* _EXERCISE DIRECTIONS_:
Take every line from the first down to the line with "k_vals = list(range(-16, 17))" and set it down exactly, without the pictures.

* _DATASET CONTENT_:
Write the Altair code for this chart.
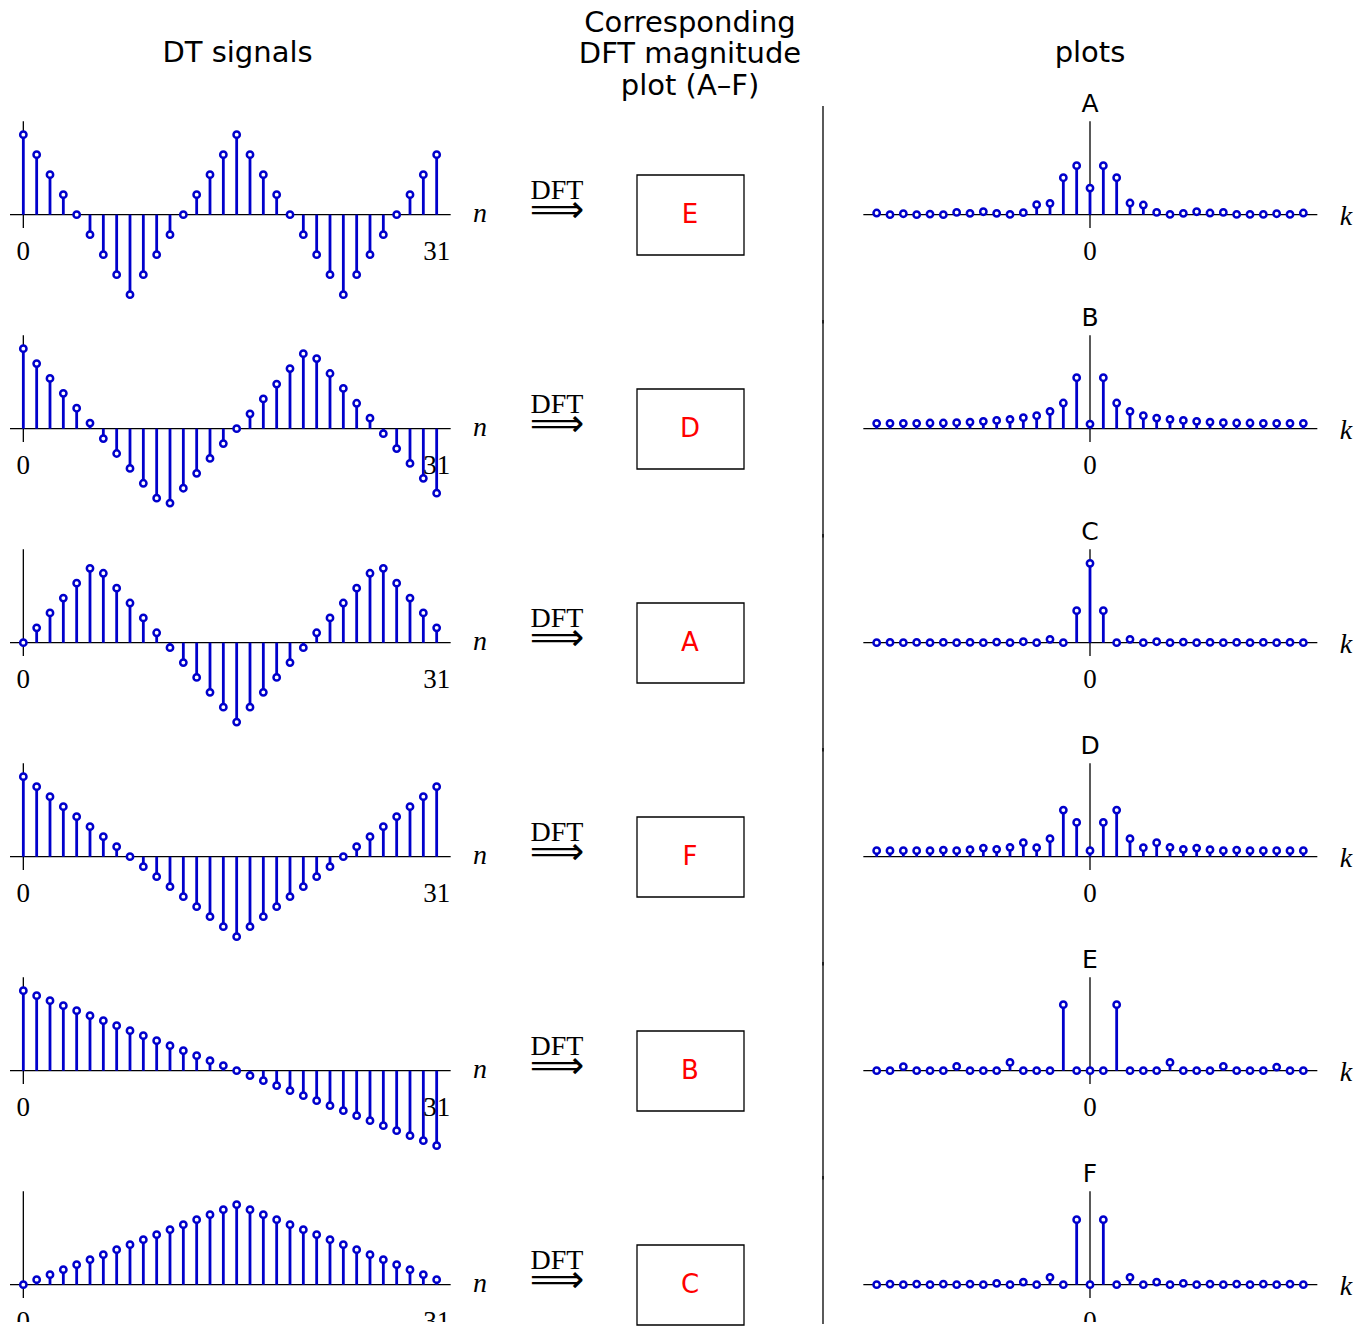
import altair as alt
import pandas as pd

# ---------------- data ----------------
n_vals = list(range(32))
k_vals = list(range(-16, 17))

sig1 = [1, .75, .5, .25, 0, -.25, -.5, -.75, -1, -.75, -.5, -.25, 0, .25, .5, .75,
        1, .75, .5, .25, 0, -.25, -.5, -.75, -1, -.75, -.5, -.25, 0, .25, .5, .75]
sig2 = [1.0, 0.814, 0.628, 0.442, 0.256, 0.07, -0.124, -0.31, -0.496, -0.682, -0.868, -0.93,
        -0.744, -0.558, -0.372, -0.186, 0.0, 0.186, 0.372, 0.558, 0.752, 0.938, 0.876, 0.69,
        0.504, 0.318, 0.132, -0.062, -0.248, -0.434, -0.62, -0.806]
sig3 = [0, .186, .372, .558, .744, .93, .868, .682, .496, .31, .124, -.062, -.248, -.434, -.62, -.806,
        -.992, -.806, -.62, -.434, -.248, -.062, .124, .31, .496, .682, .868, .93, .744, .558, .372, .186]
sig4 = [1, .875, .75, .625, .5, .375, .25, .125, 0, -.125, -.25, -.375, -.5, -.625, -.75, -.875,
        -1, -.875, -.75, -.625, -.5, -.375, -.25, -.125, 0, .125, .25, .375, .5, .625, .75, .875]
sig5 = [1, .9375, .875, .8125, .75, .6875, .625, .5625, .5, .4375, .375, .3125, .25, .1875, .125, .0625,
        0, -.0625, -.125, -.1875, -.25, -.3125, -.375, -.4375, -.5, -.5625, -.625, -.6875, -.75, -.8125, -.875, -.9375]
sig6 = [0, .0625, .125, .1875, .25, .3125, .375, .4375, .5, .5625, .625, .6875, .75, .8125, .875, .9375,
        1, .9375, .875, .8125, .75, .6875, .625, .5625, .5, .4375, .375, .3125, .25, .1875, .125, .0625]
signals = [sig1, sig2, sig3, sig4, sig5, sig6]

answers = ["E", "D", "A", "F", "B", "C"]
dft_labels = ["A", "B", "C", "D", "E", "F"]

magA = [0.021, 0.0, 0.012, 0.0, 0.008, 0.0, 0.029, 0.017, 0.037, 0.017, 0.004, 0.025, 0.125, 0.142, 0.462, 0.613,
        0.333, 0.613, 0.462, 0.146, 0.121, 0.029, 0.004, 0.017, 0.037, 0.021, 0.029, 0.004, 0.004, 0.004, 0.012, 0.004, 0.021]
magB = [0.067, 0.067, 0.067, 0.067, 0.071, 0.071, 0.075, 0.083, 0.092, 0.104, 0.117, 0.138, 0.162, 0.217, 0.321, 0.637,
        0.058, 0.637, 0.321, 0.217, 0.162, 0.133, 0.117, 0.104, 0.092, 0.083, 0.075, 0.071, 0.071, 0.067, 0.067, 0.067, 0.067]
magC = [0, 0.004, 0, 0.004, 0, 0.004, 0, 0.004, 0, 0.008, 0, 0.012, 0, 0.042, 0, 0.4,
        0.992, 0.4, 0, 0.042, 0, 0.012, 0, 0.008, 0, 0.004, 0, 0.004, 0, 0.004, 0, 0.004, 0]
magD = [0.075, 0.075, 0.075, 0.075, 0.075, 0.083, 0.075, 0.087, 0.108, 0.092, 0.117, 0.175, 0.112, 0.225, 0.583, 0.429,
        0.075, 0.429, 0.583, 0.225, 0.112, 0.175, 0.117, 0.092, 0.108, 0.087, 0.075, 0.083, 0.075, 0.075, 0.075, 0.075, 0.075]
magE = [0, 0, 0.05, 0, 0, 0, 0.054, 0, 0, 0, 0.104, 0, 0, 0, 0.825, 0,
        0, 0, 0.825, 0, 0, 0, 0.104, 0, 0, 0, 0.054, 0, 0, 0, 0.045, 0, 0]
magF = [0, 0.008, 0, 0.008, 0, 0.008, 0, 0.008, 0, 0.017, 0, 0.033, 0, 0.092, 0, 0.8125,
        0, 0.8125, 0, 0.092, 0, 0.033, 0, 0.017, 0, 0.008, 0, 0.008, 0, 0.008, 0, 0.008, 0]
dft_mags = [magA, magB, magC, magD, magE, magF]

left_ticks = [0, 31]
left_tick_labels = ["0", "31"]
right_ticks = [0]
right_tick_labels = ["0"]

header_left = ["DT signals"]
header_mid = ["Corresponding", "DFT magnitude", "plot (A\u2013F)"]
header_right = ["plots"]

# ---------------- layout / style ----------------
BLUE = "#0000cc"
SERIF = "Liberation Serif"
SANS = "DejaVu Sans"
UNIT = 80.0
Y_TOP = 106.7 / UNIT
W_L, W_M, W_R = 492, 323, 535
H_HEAD, H_ROW, H_LAST = 100, 213.4, 144


def one():
    return alt.Chart(pd.DataFrame({"_": [0]}))


def stem_layers(df, xfield, xs, ys):
    stems = alt.Chart(df).mark_rule(color=BLUE, strokeWidth=2.8).encode(
        x=alt.X(f"{xfield}:Q", scale=xs, axis=None),
        y=alt.Y("z:Q", scale=ys, axis=None),
        y2="v:Q",
    )
    pts = alt.Chart(df).mark_point(shape="circle", filled=True, fill="white", stroke=BLUE,
                                   strokeWidth=2.5, size=40, opacity=1).encode(
        x=alt.X(f"{xfield}:Q", scale=xs, axis=None),
        y=alt.Y("v:Q", scale=ys, axis=None),
    )
    return stems, pts


def axes_layers(xs, ys, x0, x1):
    h = one().mark_rule(color="black", strokeWidth=1.3).encode(
        x=alt.XDatum(x0, scale=xs, axis=None), x2=alt.X2Datum(x1),
        y=alt.YDatum(0, scale=ys, axis=None))
    v = one().mark_rule(color="black", strokeWidth=1.3).encode(
        x=alt.XDatum(0, scale=xs, axis=None),
        y=alt.YDatum(-0.167, scale=ys, axis=None), y2=alt.Y2Datum(1.167))
    return h, v


def left_panel(sig, h):
    xs = alt.Scale(domain=[-1.15, 35.75], nice=False, zero=False)
    ys = alt.Scale(domain=[Y_TOP - h / UNIT, Y_TOP], nice=False, zero=False)
    df = pd.DataFrame({"n": n_vals, "v": sig, "z": 0.0})
    ah, av = axes_layers(xs, ys, -1.0, 32.05)
    stems, pts = stem_layers(df, "n", xs, ys)
    ticks = alt.Chart(pd.DataFrame({"n": left_ticks, "lab": left_tick_labels})).mark_text(
        font=SERIF, fontSize=27, baseline="alphabetic", align="center", clip=True, color="black"
    ).encode(x=alt.X("n:Q", scale=xs, axis=None), y=alt.YDatum(-0.566, scale=ys, axis=None), text="lab:N")
    nlab = one().mark_text(text="n", font=SERIF, fontStyle="italic", fontSize=28,
                           baseline="alphabetic", align="center", color="black").encode(
        x=alt.XDatum(34.25, scale=xs, axis=None), y=alt.YDatum(-0.09, scale=ys, axis=None))
    return alt.layer(ah, av, stems, pts, ticks, nlab).properties(width=W_L, height=h)


def mid_panel(ans, h):
    dft = one().mark_text(text="DFT", font=SERIF, fontSize=28, baseline="middle", align="center",
                          color="black").encode(x=alt.value(57), y=alt.value(83))
    arrow = one().mark_text(text="\u27f9", font=SANS, fontSize=38, baseline="middle", align="center",
                            color="black").encode(x=alt.value(57), y=alt.value(103))
    box = one().mark_rect(fill="white", stroke="black", strokeWidth=1.3).encode(
        x=alt.value(137), x2=alt.value(244), y=alt.value(67), y2=alt.value(147))
    letter = alt.Chart(pd.DataFrame({"a": [ans]})).mark_text(
        font=SANS, fontSize=26, baseline="middle", align="center", color="#ff0000"
    ).encode(x=alt.value(190), y=alt.value(107), text="a:N")
    return alt.layer(dft, arrow, box, letter).properties(width=W_M, height=h)


def right_panel(mag, lab, h):
    xs = alt.Scale(domain=[-20.025, 20.1], nice=False, zero=False)
    ys = alt.Scale(domain=[Y_TOP - h / UNIT, Y_TOP], nice=False, zero=False)
    df = pd.DataFrame({"k": k_vals, "v": mag, "z": 0.0})
    ah, av = axes_layers(xs, ys, -17.0, 17.05)
    stems, pts = stem_layers(df, "k", xs, ys)
    ticks = alt.Chart(pd.DataFrame({"k": right_ticks, "lab": right_tick_labels})).mark_text(
        font=SERIF, fontSize=27, baseline="alphabetic", align="center", clip=True, color="black"
    ).encode(x=alt.X("k:Q", scale=xs, axis=None), y=alt.YDatum(-0.566, scale=ys, axis=None), text="lab:N")
    klab = one().mark_text(text="k", font=SERIF, fontStyle="italic", fontSize=28,
                           baseline="alphabetic", align="center", color="black").encode(
        x=alt.XDatum(19.2, scale=xs, axis=None), y=alt.YDatum(-0.13, scale=ys, axis=None))
    title = alt.Chart(pd.DataFrame({"k": [0], "lab": [lab]})).mark_text(
        font=SANS, fontSize=25, baseline="middle", align="center", color="black"
    ).encode(x=alt.X("k:Q", scale=xs, axis=None), y=alt.YDatum(1.383, scale=ys, axis=None), text="lab:N")
    sep = one().mark_rule(color="black", strokeWidth=1.3).encode(
        x=alt.value(0), y=alt.value(-2), y2=alt.value(h + 2))
    return alt.layer(sep, ah, av, stems, pts, ticks, klab, title).properties(width=W_R, height=h)


def header_cell(texts, x, ys, w):
    layers = []
    for t, y in zip(texts, ys):
        layers.append(one().mark_text(text=t, font=SANS, fontSize=29, baseline="middle",
                                      align="center", color="black").encode(
            x=alt.value(x), y=alt.value(y)))
    return alt.layer(*layers).properties(width=w, height=H_HEAD)


cells = [
    header_cell(header_left, 229.5, [45], W_L),
    header_cell(header_mid, 190, [15, 46, 78], W_M),
    header_cell(header_right, 267, [45], W_R),
]
for i in range(6):
    h = H_ROW if i < 5 else H_LAST
    cells += [left_panel(signals[i], h), mid_panel(answers[i], h),
              right_panel(dft_mags[i], dft_labels[i], h)]

chart = alt.concat(*cells, columns=3, spacing=0, bounds="flush").properties(
    padding=0, background="white"
).configure_view(stroke=None)

chart.save("out.html", embed_options={"renderer": "svg", "actions": False})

* _TASK ANSWER_:
Write the Altair code for this chart.
import altair as alt
import pandas as pd

# ---------------- data ----------------
n_vals = list(range(32))
k_vals = list(range(-16, 17))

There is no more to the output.